### STATED GOAL
Pictures in the data below are not part of the copy; transcribe everything else exactly.

_ _ _ _ _ _ _

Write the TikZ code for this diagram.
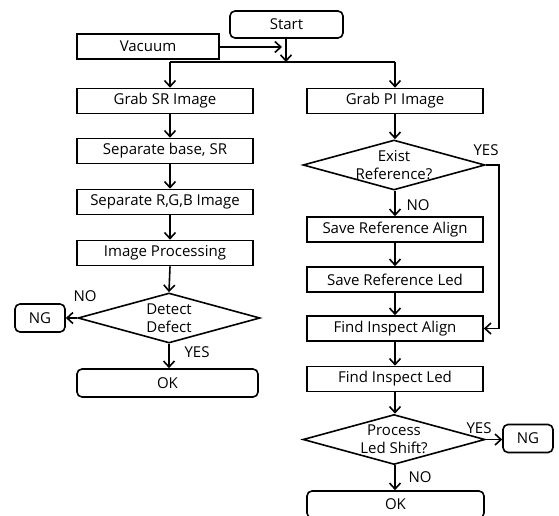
\documentclass[tikz,border=0pt]{standalone}
\usepackage{fontspec}
\setmainfont{Open Sans}
\usetikzlibrary{shapes.geometric,arrows.meta}
\begin{document}
\begin{tikzpicture}[x=1pt,y=-1pt,
 every node/.style={font=\fontsize{15}{18}\selectfont},
 box/.style={draw,line width=1.6pt,minimum width=176pt,minimum height=25pt,inner sep=0pt},
 rbox/.style={box,rounded corners=5pt},
 dia/.style={draw,line width=1.6pt,diamond,minimum width=182pt,minimum height=50pt,inner sep=0pt,aspect=1},
 lbl/.style={inner sep=0pt},
 arr/.style={line width=1.6pt,-{Straight Barb[length=6pt,width=11pt]}},
 ln/.style={line width=1.6pt}]
\useasboundingbox (0,0) rectangle (559,516);
% top
\node[rbox,minimum width=113pt,minimum height=27pt] (start) at (286.5,24.5) {Start};
\node[box,minimum width=142pt] (vac) at (148,46.5) {Vacuum};
\coordinate (vend) at (282,47);
\coordinate (split) at (286,62);
\coordinate (cl) at (170,62);
\coordinate (cr) at (395,62);
% left column
\node[box] (gsr) at (165,101) {Grab SR Image};
\node[box] (sep) at (165,151) {Separate base, SR};
\node[box] (rgb) at (165,202) {Separate R,G,B Image};
\node[box] (ip) at (165,253) {Image Processing};
\node[dia,label={[align=center,lbl]center:Detect\\Defect}] (d1) at (169,318) {};
\node[rbox,minimum width=50pt,minimum height=28pt] (ng1) at (40,318) {NG};
\node[rbox,minimum width=181pt,minimum height=28pt] (ok1) at (167.5,383) {OK};
% right column
\node[box] (gpi) at (395,101) {Grab PI Image};
\node[dia,label={[align=center,lbl]center:Exist\\Reference?}] (d2) at (394,165) {};
\node[box] (sra) at (395,229.5) {Save Reference Align};
\node[box] (srl) at (395,279.5) {Save Reference Led};
\node[box] (fia) at (395,328.5) {Find Inspect Align};
\node[box] (fil) at (395,379) {Find Inspect Led};
\node[dia,label={[align=center,lbl]center:Process\\Led Shift?}] (d3) at (394,439.5) {};
\node[rbox,minimum width=50pt,minimum height=28pt] (ng2) at (528,438.5) {NG};
\node[rbox,minimum width=177pt,minimum height=27pt] (ok2) at (395.5,504.5) {OK};
\coordinate (yr) at (499,165);
% connectors
\draw[arr] (vac.east |- vend) -- (vend);
\draw[arr] (start.south -| split) -- (split);
\draw[ln] (cl) -- (cr);
\draw[arr] (cl) -- (gsr.north -| cl);
\draw[arr] (cr) -- (gpi.north -| cr);
\draw[arr] (gsr.south -| cl) -- (sep.north -| cl);
\draw[arr] (sep.south -| cl) -- (rgb.north -| cl);
\draw[arr] (rgb.south -| cl) -- (ip.north -| cl);
\draw[arr] (ip.south -| cl) -- (d1.north);
\draw[arr] (d1.west) -- (ng1.east);
\draw[arr] (d1.south) -- (ok1.north -| d1.south);
\draw[arr] (gpi.south -| cr) -- (d2.north -| cr);
\draw[arr] (d2.south -| cr) -- (sra.north -| cr);
\draw[arr] (sra.south -| cr) -- (srl.north -| cr);
\draw[arr] (srl.south -| cr) -- (fia.north -| cr);
\draw[arr] (fia.south -| cr) -- (fil.north -| cr);
\draw[arr] (fil.south -| cr) -- (d3.north -| cr);
\draw[arr] (d3.south -| cr) -- (ok2.north -| cr);
\draw[arr] (d2.east) -- (yr) -- (yr |- fia.east) -- (fia.east);
\draw[arr] (d3.east) -- (d3.east -| ng2.west);
% labels
\node[lbl] at (85,296) {NO};
\node[lbl] at (197,352) {YES};
\node[lbl] at (486,150) {YES};
\node[lbl] at (418,205) {NO};
\node[lbl] at (479,428) {YES};
\node[lbl] at (420,477) {NO};
\end{tikzpicture}
\end{document}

_ _ _ _ _ _ _

### THE RESULT
Write the TikZ code for this diagram.
\documentclass[tikz,border=0pt]{standalone}
\usepackage{fontspec}
\setmainfont{Open Sans}
\usetikzlibrary{shapes.geometric,arrows.meta}
\begin{document}
\begin{tikzpicture}[x=1pt,y=-1pt,
 every node/.style={font=\fontsize{15}{18}\selectfont},
 box/.style={draw,line width=1.6pt,minimum width=176pt,minimum height=25pt,inner sep=0pt},
 rbox/.style={box,rounded corners=5pt},
 dia/.style={draw,line width=1.6pt,diamond,minimum width=182pt,minimum height=50pt,inner sep=0pt,aspect=1},
 lbl/.style={inner sep=0pt},
 arr/.style={line width=1.6pt,-{Straight Barb[length=6pt,width=11pt]}},
 ln/.style={line width=1.6pt}]
\useasboundingbox (0,0) rectangle (559,516);
% top
\node[rbox,minimum width=113pt,minimum height=27pt] (start) at (286.5,24.5) {Start};
\node[box,minimum width=142pt] (vac) at (148,46.5) {Vacuum};
\coordinate (vend) at (282,47);
\coordinate (split) at (286,62);
\coordinate (cl) at (170,62);
\coordinate (cr) at (395,62);
% left column
\node[box] (gsr) at (165,101) {Grab SR Image};
\node[box] (sep) at (165,151) {Separate base, SR};
\node[box] (rgb) at (165,202) {Separate R,G,B Image};
\node[box] (ip) at (165,253) {Image Processing};
\node[dia,label={[align=center,lbl]center:Detect\\Defect}] (d1) at (169,318) {};
\node[rbox,minimum width=50pt,minimum height=28pt] (ng1) at (40,318) {NG};
\node[rbox,minimum width=181pt,minimum height=28pt] (ok1) at (167.5,383) {OK};
% right column
\node[box] (gpi) at (395,101) {Grab PI Image};
\node[dia,label={[align=center,lbl]center:Exist\\Reference?}] (d2) at (394,165) {};
\node[box] (sra) at (395,229.5) {Save Reference Align};
\node[box] (srl) at (395,279.5) {Save Reference Led};
\node[box] (fia) at (395,328.5) {Find Inspect Align};
\node[box] (fil) at (395,379) {Find Inspect Led};
\node[dia,label={[align=center,lbl]center:Process\\Led Shift?}] (d3) at (394,439.5) {};
\node[rbox,minimum width=50pt,minimum height=28pt] (ng2) at (528,438.5) {NG};
\node[rbox,minimum width=177pt,minimum height=27pt] (ok2) at (395.5,504.5) {OK};
\coordinate (yr) at (499,165);
% connectors
\draw[arr] (vac.east |- vend) -- (vend);
\draw[arr] (start.south -| split) -- (split);
\draw[ln] (cl) -- (cr);
\draw[arr] (cl) -- (gsr.north -| cl);
\draw[arr] (cr) -- (gpi.north -| cr);
\draw[arr] (gsr.south -| cl) -- (sep.north -| cl);
\draw[arr] (sep.south -| cl) -- (rgb.north -| cl);
\draw[arr] (rgb.south -| cl) -- (ip.north -| cl);
\draw[arr] (ip.south -| cl) -- (d1.north);
\draw[arr] (d1.west) -- (ng1.east);
\draw[arr] (d1.south) -- (ok1.north -| d1.south);
\draw[arr] (gpi.south -| cr) -- (d2.north -| cr);
\draw[arr] (d2.south -| cr) -- (sra.north -| cr);
\draw[arr] (sra.south -| cr) -- (srl.north -| cr);
\draw[arr] (srl.south -| cr) -- (fia.north -| cr);
\draw[arr] (fia.south -| cr) -- (fil.north -| cr);
\draw[arr] (fil.south -| cr) -- (d3.north -| cr);
\draw[arr] (d3.south -| cr) -- (ok2.north -| cr);
\draw[arr] (d2.east) -- (yr) -- (yr |- fia.east) -- (fia.east);
\draw[arr] (d3.east) -- (d3.east -| ng2.west);
% labels
\node[lbl] at (85,296) {NO};
\node[lbl] at (197,352) {YES};
\node[lbl] at (486,150) {YES};
\node[lbl] at (418,205) {NO};
\node[lbl] at (479,428) {YES};
\node[lbl] at (420,477) {NO};
\end{tikzpicture}
\end{document}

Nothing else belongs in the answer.